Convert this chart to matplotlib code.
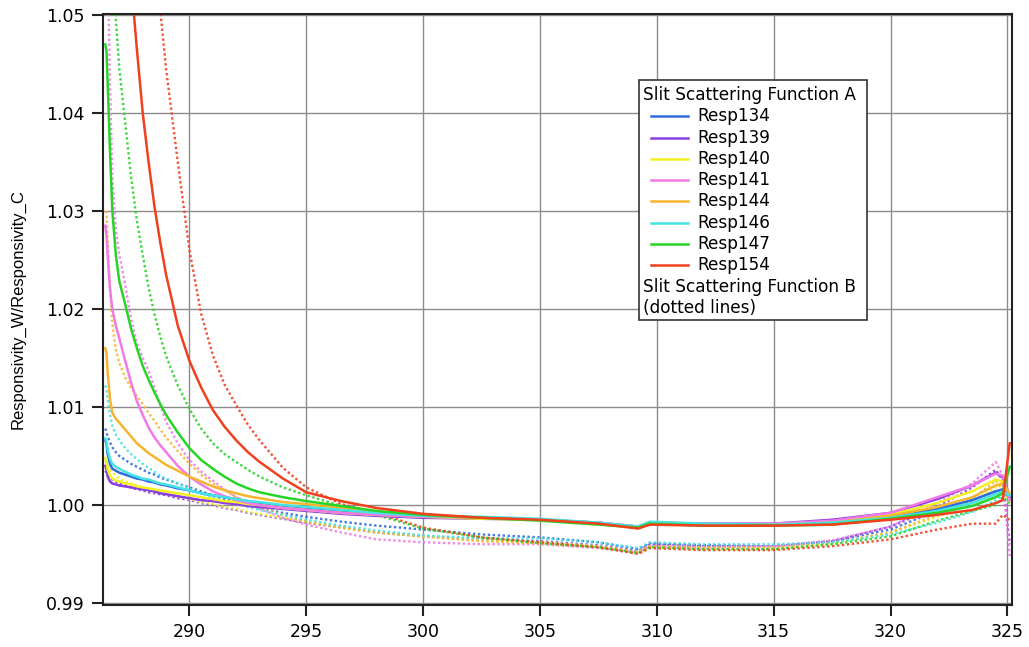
#! /usr/bin/python3

import matplotlib
matplotlib.use('Agg')
import matplotlib.pyplot as plt
from matplotlib.lines import Line2D
from matplotlib.patches import Rectangle

# wavelength grid (nm) shared by every response ratio curve, denser at the short end
wavelength = [286.4, 286.45, 286.5, 286.6, 286.7, 286.85, 287.0, 287.25, 287.5, 287.75,
              288.0, 288.25, 288.5, 288.75, 289.0, 289.5, 290.0, 290.5, 291.0, 291.5,
              292.0, 292.5, 293.0, 294.0, 295.0,
              296.5, 298.0, 300.0, 302.5, 305.0, 307.5, 309.2, 309.7, 312.0, 315.0,
              317.5, 320.0, 322.0, 323.5, 324.5, 324.8, 325.1]

names = ['Resp134', 'Resp139', 'Resp140', 'Resp141', 'Resp144', 'Resp146', 'Resp147', 'Resp154']
colors = ['#2f6be0', '#8a3fe0', '#f2f020', '#f27ae6', '#f5b52e', '#45e3e3', '#28d428', '#f0401e']

# slit scattering function A (solid)
resp134_a = [1.0066, 1.0062, 1.0052, 1.0042, 1.0037, 1.0035, 1.0033, 1.0031, 1.0029, 1.0027,
             1.0026, 1.0024, 1.0023, 1.0021, 1.0020, 1.0017, 1.0015, 1.0012, 1.0010, 1.0008,
             1.0006, 1.0004, 1.0002, 0.9999, 0.9997,
             0.9994, 0.9991, 0.9988, 0.9987, 0.9985, 0.9982, 0.9977, 0.9982, 0.9980, 0.9980,
             0.9982, 0.9988, 0.9996, 1.0005, 1.0014, 1.0016, 1.0008]
resp139_a = [1.0040, 1.0036, 1.0029, 1.0024, 1.0022, 1.0021, 1.0020, 1.0019, 1.0018, 1.0017,
             1.0016, 1.0015, 1.0014, 1.0012, 1.0011, 1.0009, 1.0007, 1.0005, 1.0004, 1.0002,
             1.0001, 0.9999, 0.9998, 0.9996, 0.9994,
             0.9991, 0.9989, 0.9987, 0.9986, 0.9985, 0.9982, 0.9978, 0.9982, 0.9981, 0.9981,
             0.9985, 0.9992, 1.0006, 1.0020, 1.0033, 1.0028, 1.0010]
resp140_a = [1.0048, 1.0044, 1.0036, 1.0030, 1.0027, 1.0025, 1.0024, 1.0022, 1.0021, 1.0019,
             1.0018, 1.0017, 1.0016, 1.0015, 1.0014, 1.0012, 1.0010, 1.0008, 1.0006, 1.0004,
             1.0003, 1.0001, 1.0000, 0.9997, 0.9995,
             0.9992, 0.9990, 0.9988, 0.9986, 0.9985, 0.9982, 0.9977, 0.9982, 0.9980, 0.9980,
             0.9983, 0.9990, 1.0002, 1.0014, 1.0026, 1.0024, 1.0010]
resp141_a = [1.0285, 1.0275, 1.0255, 1.0220, 1.0200, 1.0183, 1.0170, 1.0147, 1.0125, 1.0106,
             1.0092, 1.0079, 1.0069, 1.0061, 1.0054, 1.0040, 1.0029, 1.0021, 1.0014, 1.0009,
             1.0005, 1.0002, 1.0000, 0.9997, 0.9995,
             0.9992, 0.9990, 0.9988, 0.9987, 0.9985, 0.9982, 0.9978, 0.9982, 0.9981, 0.9981,
             0.9984, 0.9992, 1.0008, 1.0020, 1.0032, 1.0030, 1.0005]
resp144_a = [1.0160, 1.0155, 1.0135, 1.0108, 1.0094, 1.0088, 1.0084, 1.0077, 1.0070, 1.0063,
             1.0058, 1.0053, 1.0049, 1.0045, 1.0041, 1.0035, 1.0029, 1.0024, 1.0019, 1.0015,
             1.0012, 1.0009, 1.0007, 1.0003, 1.0001,
             0.9997, 0.9993, 0.9989, 0.9987, 0.9985, 0.9981, 0.9977, 0.9981, 0.9980, 0.9980,
             0.9982, 0.9989, 0.9998, 1.0008, 1.0020, 1.0022, 1.0012]
resp146_a = [1.0068, 1.0064, 1.0056, 1.0047, 1.0042, 1.0039, 1.0037, 1.0034, 1.0031, 1.0029,
             1.0027, 1.0026, 1.0024, 1.0022, 1.0021, 1.0018, 1.0015, 1.0012, 1.0010, 1.0008,
             1.0006, 1.0004, 1.0003, 1.0000, 0.9998,
             0.9995, 0.9992, 0.9989, 0.9988, 0.9986, 0.9982, 0.9978, 0.9983, 0.9981, 0.9980,
             0.9982, 0.9987, 0.9994, 1.0002, 1.0011, 1.0014, 1.0010]
resp147_a = [1.0470, 1.0463, 1.0430, 1.0360, 1.0300, 1.0255, 1.0228, 1.0205, 1.0180, 1.0160,
             1.0142, 1.0128, 1.0115, 1.0103, 1.0092, 1.0074, 1.0058, 1.0046, 1.0037, 1.0029,
             1.0022, 1.0017, 1.0013, 1.0008, 1.0004,
             0.9999, 0.9994, 0.9990, 0.9987, 0.9984, 0.9980, 0.9977, 0.9981, 0.9979, 0.9979,
             0.9980, 0.9986, 0.9992, 0.9999, 1.0008, 1.0012, 1.0039]
resp154_a = [1.1200, 1.1150, 1.1100, 1.1010, 1.0920, 1.0810, 1.0710, 1.0600, 1.0535, 1.0465,
             1.0400, 1.0350, 1.0305, 1.0268, 1.0235, 1.0183, 1.0147, 1.0120, 1.0097, 1.0080,
             1.0066, 1.0054, 1.0044, 1.0027, 1.0013,
             1.0004, 0.9997, 0.9991, 0.9987, 0.9985, 0.9981, 0.9976, 0.9980, 0.9979, 0.9979,
             0.9980, 0.9985, 0.9990, 0.9995, 1.0002, 1.0005, 1.0063]

# slit scattering function B (dotted)
resp134_b = [1.0078, 1.0074, 1.0070, 1.0064, 1.0059, 1.0054, 1.0050, 1.0046, 1.0042, 1.0039,
             1.0036, 1.0033, 1.0031, 1.0028, 1.0026, 1.0022, 1.0018, 1.0014, 1.0010, 1.0006,
             1.0003, 1.0000, 0.9997, 0.9992, 0.9988,
             0.9983, 0.9979, 0.9975, 0.9970, 0.9967, 0.9962, 0.9955, 0.9961, 0.9959, 0.9958,
             0.9963, 0.9975, 0.9994, 1.0005, 1.0014, 1.0013, 1.0008]
resp139_b = [1.0035, 1.0033, 1.0031, 1.0028, 1.0026, 1.0024, 1.0022, 1.0020, 1.0018, 1.0016,
             1.0015, 1.0013, 1.0012, 1.0011, 1.0010, 1.0007, 1.0005, 1.0002, 1.0000, 0.9997,
             0.9995, 0.9992, 0.9990, 0.9986, 0.9982,
             0.9977, 0.9972, 0.9968, 0.9965, 0.9963, 0.9959, 0.9953, 0.9960, 0.9958, 0.9958,
             0.9963, 0.9978, 0.9998, 1.0018, 1.0036, 1.0025, 0.9960]
resp140_b = [1.0045, 1.0043, 1.0040, 1.0036, 1.0033, 1.0030, 1.0027, 1.0024, 1.0022, 1.0020,
             1.0018, 1.0016, 1.0015, 1.0013, 1.0012, 1.0009, 1.0006, 1.0003, 1.0001, 0.9998,
             0.9996, 0.9993, 0.9991, 0.9987, 0.9983,
             0.9977, 0.9972, 0.9968, 0.9964, 0.9962, 0.9958, 0.9952, 0.9958, 0.9957, 0.9957,
             0.9961, 0.9972, 0.9988, 1.0003, 1.0018, 1.0020, 1.0000]
resp141_b = [1.0700, 1.0620, 1.0550, 1.0430, 1.0335, 1.0280, 1.0255, 1.0225, 1.0190, 1.0165,
             1.0150, 1.0137, 1.0120, 1.0102, 1.0085, 1.0063, 1.0046, 1.0034, 1.0025, 1.0016,
             1.0008, 1.0002, 0.9996, 0.9987, 0.9980,
             0.9972, 0.9965, 0.9962, 0.9960, 0.9960, 0.9956, 0.9952, 0.9958, 0.9957, 0.9958,
             0.9964, 0.9978, 1.0002, 1.0022, 1.0044, 1.0030, 0.9948]
resp144_b = [1.0300, 1.0298, 1.0270, 1.0220, 1.0185, 1.0158, 1.0145, 1.0130, 1.0120, 1.0111,
             1.0103, 1.0094, 1.0086, 1.0077, 1.0069, 1.0055, 1.0042, 1.0031, 1.0022, 1.0015,
             1.0008, 1.0003, 0.9998, 0.9990, 0.9983,
             0.9977, 0.9972, 0.9968, 0.9963, 0.9961, 0.9957, 0.9952, 0.9958, 0.9956, 0.9956,
             0.9961, 0.9972, 0.9990, 1.0006, 1.0025, 1.0015, 1.0005]
resp146_b = [1.0122, 1.0117, 1.0108, 1.0092, 1.0081, 1.0072, 1.0066, 1.0058, 1.0052, 1.0047,
             1.0042, 1.0038, 1.0034, 1.0030, 1.0027, 1.0022, 1.0017, 1.0012, 1.0008, 1.0004,
             1.0001, 0.9998, 0.9995, 0.9990, 0.9985,
             0.9979, 0.9974, 0.9969, 0.9966, 0.9966, 0.9962, 0.9956, 0.9962, 0.9960, 0.9960,
             0.9962, 0.9970, 0.9982, 0.9993, 1.0005, 1.0010, 1.0008]
resp147_b = [1.0850, 1.0800, 1.0750, 1.0660, 1.0580, 1.0495, 1.0445, 1.0390, 1.0335, 1.0290,
             1.0255, 1.0222, 1.0195, 1.0172, 1.0152, 1.0122, 1.0098, 1.0078, 1.0063, 1.0052,
             1.0044, 1.0036, 1.0029, 1.0018, 1.0010,
             0.9999, 0.9990, 0.9976, 0.9967, 0.9961, 0.9957, 0.9951, 0.9957, 0.9955, 0.9955,
             0.9960, 0.9968, 0.9984, 0.9994, 1.0000, 1.0008, 1.0002]
resp154_b = [1.1850, 1.1800, 1.1750, 1.1660, 1.1570, 1.1450, 1.1330, 1.1150, 1.0990, 1.0850,
             1.0730, 1.0635, 1.0555, 1.0505, 1.0445, 1.0350, 1.0260, 1.0195, 1.0153, 1.0123,
             1.0102, 1.0082, 1.0066, 1.0038, 1.0018,
             1.0001, 0.9992, 0.9977, 0.9967, 0.9962, 0.9957, 0.9950, 0.9956, 0.9954, 0.9954,
             0.9958, 0.9965, 0.9975, 0.9981, 0.9981, 0.9990, 0.9985]

solid_sets = [resp134_a, resp139_a, resp140_a, resp141_a, resp144_a, resp146_a, resp147_a, resp154_a]
dotted_sets = [resp134_b, resp139_b, resp140_b, resp141_b, resp144_b, resp146_b, resp147_b, resp154_b]

x_ticks = [290, 295, 300, 305, 310, 315, 320, 325]
y_ticks = [0.99, 1.00, 1.01, 1.02, 1.03, 1.04, 1.05]


def plot_ratios(output_file='out.png'):
    fig = plt.figure(figsize=(10.29, 6.47), dpi=100)
    ax = fig.add_axes([0.1001, 0.0649, 0.8834, 0.9135])

    for vals, c in zip(dotted_sets, colors):
        ax.plot(wavelength, vals, color=c, lw=1.7, linestyle=(0, (1, 1.1)), alpha=0.9)
    for vals, c in zip(solid_sets, colors):
        ax.plot(wavelength, vals, color=c, lw=1.8)

    ax.set_xlim(286.3, 325.2)
    ax.set_ylim(0.9898, 1.0501)
    ax.set_xticks(x_ticks)
    ax.set_yticks(y_ticks)
    ax.set_yticklabels([f'{v:.2f}' for v in y_ticks])
    ax.tick_params(direction='out', length=8, width=1.5, labelsize=12.5, color='#222222', pad=5)
    ax.grid(True, color='#8c8c8c', lw=1.0)
    ax.set_axisbelow(True)
    for s in ax.spines.values():
        s.set_linewidth(1.5)
        s.set_color('#222222')

    fig.text(0.0175, 0.523, 'Responsivity_W/Responsivity_C', rotation=90,
             ha='center', va='center', fontsize=12, family='Liberation Sans')

    # legend panel, drawn by hand so the two headings sit flush left
    bx0, bx1 = 0.5897, 0.8405
    by0, by1 = 0.482, 0.888
    ax.add_patch(Rectangle((bx0, by0), bx1 - bx0, by1 - by0, transform=ax.transAxes,
                           facecolor='white', edgecolor='#333333', lw=1.2, zorder=5))
    row_h = 21.3 / 591
    top = (605 - 95) / 591
    tx = (643 - 103) / 909
    lx0, lx1 = (651 - 103) / 909, (688 - 103) / 909
    ltx = (697 - 103) / 909
    fs = 12.2
    ax.text(tx, top, 'Slit Scattering Function A', transform=ax.transAxes,
            va='center', ha='left', fontsize=fs, zorder=6)
    for i, (n, c) in enumerate(zip(names, colors)):
        y = top - (i + 1) * row_h
        ax.add_line(Line2D([lx0, lx1], [y, y], transform=ax.transAxes, color=c, lw=1.8, zorder=6))
        ax.text(ltx, y, n, transform=ax.transAxes, va='center', ha='left', fontsize=fs, zorder=6)
    ax.text(tx, top - 9 * row_h, 'Slit Scattering Function B', transform=ax.transAxes,
            va='center', ha='left', fontsize=fs, zorder=6)
    ax.text(tx, top - 10 * row_h, '(dotted lines)', transform=ax.transAxes,
            va='center', ha='left', fontsize=fs, zorder=6)

    fig.savefig(output_file, dpi=100)


if __name__ == '__main__':
    plot_ratios()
___
Exercise brief
The lines from the start of the data through the line that contains "317.5, 320.0, 322.0, 323.5, 324.5, 324.8, 325.1]" are to be returned exactly, please, with both ends included and every picture left out.

Solved exercise
Convert this chart to matplotlib code.
#! /usr/bin/python3

import matplotlib
matplotlib.use('Agg')
import matplotlib.pyplot as plt
from matplotlib.lines import Line2D
from matplotlib.patches import Rectangle

# wavelength grid (nm) shared by every response ratio curve, denser at the short end
wavelength = [286.4, 286.45, 286.5, 286.6, 286.7, 286.85, 287.0, 287.25, 287.5, 287.75,
              288.0, 288.25, 288.5, 288.75, 289.0, 289.5, 290.0, 290.5, 291.0, 291.5,
              292.0, 292.5, 293.0, 294.0, 295.0,
              296.5, 298.0, 300.0, 302.5, 305.0, 307.5, 309.2, 309.7, 312.0, 315.0,
              317.5, 320.0, 322.0, 323.5, 324.5, 324.8, 325.1]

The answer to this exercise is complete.